Mee describes his work as “broken, jagged, filled with sharp edges, filled with things that take sudden turns, careen into each other, smash up, veer off in sickening turns,” and he does not exaggerate. If you come to the Cabaret this weekend looking for simple diversion, a depiction of China under Chiang Kai Chek, or even plot and character, you will walk away disappointed. Descriptions of graphic violence follow moments of tragic beauty in a seemingly endless flood of poetry. If what you’re looking for, however, are some striking stage pictures, you should brave the cold and come on down to the Cabaret.

Tea Alagic, Nelson Eusebio III and Jessi Hill, who pull a double shift as the actors and co-directors of “Chiang,” are all first-year directing students at the School of Drama, so it is not surprising that the direction is what really shines about this production.

It is hard to imagine the lines, one unbroken monologue in the original production, being parceled out in any other way since the dialogue combining the three flows so well. It is just as impossible to conceive of the show working without the three window frames on wheels that serve as the convertible set. Even the costumes seem organically perfect for the piece, particularly the sheet worn by Tea, which serves to create two of the most beautiful images of the night.

The images created, not the playwright’s words, are the highlight of the evening. Mee’s text has some high points, particularly the moments that embrace violent language and the section that describes how men can be lured to their deaths by their love of beauty.

Often, however, the words become meaningless as the hauntingly beautiful pictures unfold in front of you. A light bulb on a string becomes a police car; a sheet becomes an elephant grave or a murdered infant; the light hitting the wax-paper-filled window frame creates a jungle, an ocean or just a square of searing white.
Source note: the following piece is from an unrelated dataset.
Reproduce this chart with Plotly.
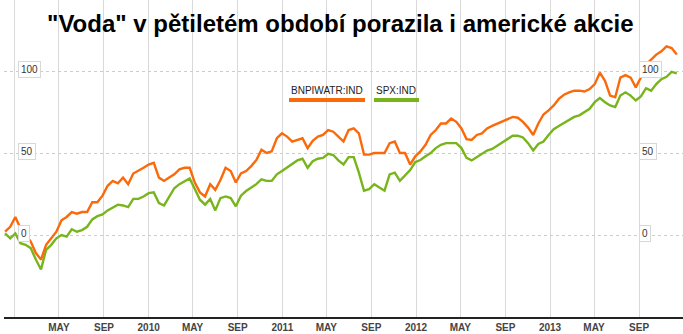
import plotly.graph_objects as go
import pandas as pd

# ---------------- data ----------------
dates = pd.date_range("2008-12-05", periods=132, freq="14D")

bnp = [2, 5, 11, 4, 0, -4, -11, -15, -6, -2,
       2, 9, 11, 14, 13, 14, 14, 20, 20, 24,
       30, 33, 31.5, 35, 31, 37.5, 39, 41, 43, 44,
       35, 33, 35, 37, 40, 41, 41, 32, 26, 23.5,
       31, 27.5, 33.5, 41, 39, 32, 37.5, 39, 42, 45.7,
       52, 50, 51, 59, 62, 60, 57, 58, 59, 53,
       57.5, 60, 61, 64, 63, 60, 57, 64, 65, 62,
       49, 49, 50, 50, 50, 56, 57, 50, 50, 43,
       48, 51, 55, 61, 64, 68, 68, 71, 69, 65,
       58.5, 58, 61, 62, 65, 66.5, 68, 69.5, 71, 72,
       71.5, 69, 65.5, 61, 68, 73.5, 76, 79, 83, 85.5,
       87, 88, 88, 87.5, 89, 92, 99, 94, 85, 84,
       96, 97.5, 96, 90, 96, 104, 107, 110, 112, 115,
       114, 110]

spx = [1, -2, 1, -5, -6, -8, -15, -21, -9, -6,
       -2, 0, -1, 3.5, 2, 3, 5, 9.5, 11.5, 12.5,
       15, 16.5, 18.5, 18, 17, 22, 22, 23.5, 25.5, 26,
       19.5, 18, 23, 28.5, 31, 33, 34.5, 28, 21.5, 18.5,
       22, 15, 22.5, 23.5, 22.5, 17.5, 24, 26.8, 28.8, 31,
       34, 33, 33, 37, 39, 41, 43, 45.5, 46.5, 41,
       45, 46.5, 47, 49.5, 48.8, 45.5, 43, 47.5, 47.5, 38,
       27, 28, 31, 29, 27, 37, 38, 33, 36, 39.6,
       44.5, 45.7, 48, 50, 53, 55, 56, 56, 56, 53,
       47, 45.5, 47.5, 49.5, 51.5, 52.5, 54.5, 56.5, 58, 60.5,
       60.5, 59.5, 56, 51.5, 55.5, 57, 61, 64.5, 66.5, 68.5,
       70.5, 72, 73, 75, 77, 81, 83.5, 81, 79, 78,
       85, 87, 85, 82, 84.5, 89.5, 88, 92, 95, 96.5,
       99.5, 98.5]

series_names = ["BNPIWATR:IND", "SPX:IND"]
tick_dates = ["2009-01-01", "2009-05-01", "2009-09-01", "2010-01-01", "2010-05-01",
              "2010-09-01", "2011-01-01", "2011-05-01", "2011-09-01", "2012-01-01",
              "2012-05-01", "2012-09-01", "2013-01-01", "2013-05-01", "2013-09-01"]
tick_text = ["", "MAY", "SEP", "2010", "MAY", "SEP", "2011", "MAY", "SEP", "2012",
             "MAY", "SEP", "2013", "MAY", "SEP"]
y_ticks = [0, 50, 100]
title = '"Voda" v pětiletém období porazila i americké akcie'

# ---------------- style ----------------
ORANGE = "#fa6a0a"
GREEN = "#78b51c"
FONT = "Liberation Sans, Arial, sans-serif"
W, H = 683, 334
ML, MR, MT, MB = 4, 0, 0, 17
PW, PH = W - ML - MR, H - MT - MB


def px(x):
    return (x - ML) / PW


def py(y):
    return (H - MB - y) / PH


fig = go.Figure()
fig.add_trace(go.Scatter(x=dates, y=spx, mode="lines", name=series_names[1],
                         line=dict(color=GREEN, width=2.4), hoverinfo="skip"))
fig.add_trace(go.Scatter(x=dates, y=bnp, mode="lines", name=series_names[0],
                         line=dict(color=ORANGE, width=2.4), hoverinfo="skip"))

annotations = []
# title
annotations.append(dict(text=title, xref="paper", yref="paper", x=px(340), y=py(24),
                        xanchor="center", yanchor="middle", showarrow=False,
                        font=dict(family=FONT, size=24, color="#000", weight=700)))
# y labels (boxes) on left and right
for v in y_ticks:
    for xl in (18, 639):
        annotations.append(dict(text=str(v), xref="paper", yref="y", x=px(xl), y=v,
                                xanchor="left", yanchor="middle", yshift=2,
                                showarrow=False, bgcolor="#fff", bordercolor="#d8d8d8",
                                borderwidth=1, borderpad=2,
                                font=dict(family=FONT, size=10, color="#333")))
# legend
leg = [(series_names[0], ORANGE, 289, 365), (series_names[1], GREEN, 374, 419)]
shapes = []
for name, col, x0, x1 in leg:
    annotations.append(dict(text=name, xref="paper", yref="paper", x=px((x0 + x1) / 2),
                            y=py(90.5), xanchor="center", yanchor="middle", showarrow=False,
                            font=dict(family=FONT, size=10, color="#222")))
    shapes.append(dict(type="rect", xref="paper", yref="paper", x0=px(x0), x1=px(x1),
                       y0=py(102), y1=py(98), fillcolor=col, line=dict(width=0)))

fig.update_layout(
    width=W, height=H, autosize=False,
    margin=dict(l=ML, r=MR, t=MT, b=MB, pad=0),
    paper_bgcolor="#fff", plot_bgcolor="#fff",
    showlegend=False,
    annotations=annotations, shapes=shapes,
    xaxis=dict(range=["2008-12-02", "2013-12-30"], tickvals=tick_dates, ticktext=tick_text,
               showgrid=True, gridcolor="#d9d9d9", gridwidth=1, zeroline=False,
               showline=True, linecolor="#222", linewidth=1.5, ticks="",
               tickfont=dict(family=FONT, size=10, color="#444", weight=700)),
    yaxis=dict(range=[-50, 143.3], tickvals=y_ticks, showticklabels=False,
               showgrid=True, gridcolor="#cccccc", griddash="dot", gridwidth=1,
               zeroline=False, showline=False, ticks=""),
)

fig.write_html("out.html", config={"displayModeBar": False})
The actors are equally adept at using their bodies to create powerful images. They crouch like hunted animals, writhe in agony beneath a policeman’s truncheon or strive to touch each other through the window frames only to be kept an agonizing inch apart. As if the visuals were not enough, sound effects like whale song, the crash of breaking glass and the pounding of machines punctuate every scene.

Yet, despite this veritable orgy of breathtaking sounds and images, the show never coalesces into a unified whole. No overall picture of anything emerges, and the significance of all these beautiful image seems impossible to grasp.

Some of this must be ascribed to weaknesses of the play itself, but part of the problem lies in the acting. These are, after all, three directing students: While they are extremely adept at creating each picture, physical and vocal technique is not necessarily their strength, and the moments between these pictures are often muddy and confused. Voices are not as vivid as they could be, and bodies are not as tightly controlled as they must be to pull off the sort of effect this avant-garde play calls for.

“Chiang Kai Chek” is not a play for the faint-hearted or those looking for a conventional good time. Despite its weaknesses, the few truly remarkable moments scattered throughout the show’s scant 40 minutes may make it worthwhile as a different kind of theatrical experience. If nothing else, its impressive direction makes one eager to see where Alagic, Eusebio and Hill will lend their talents next.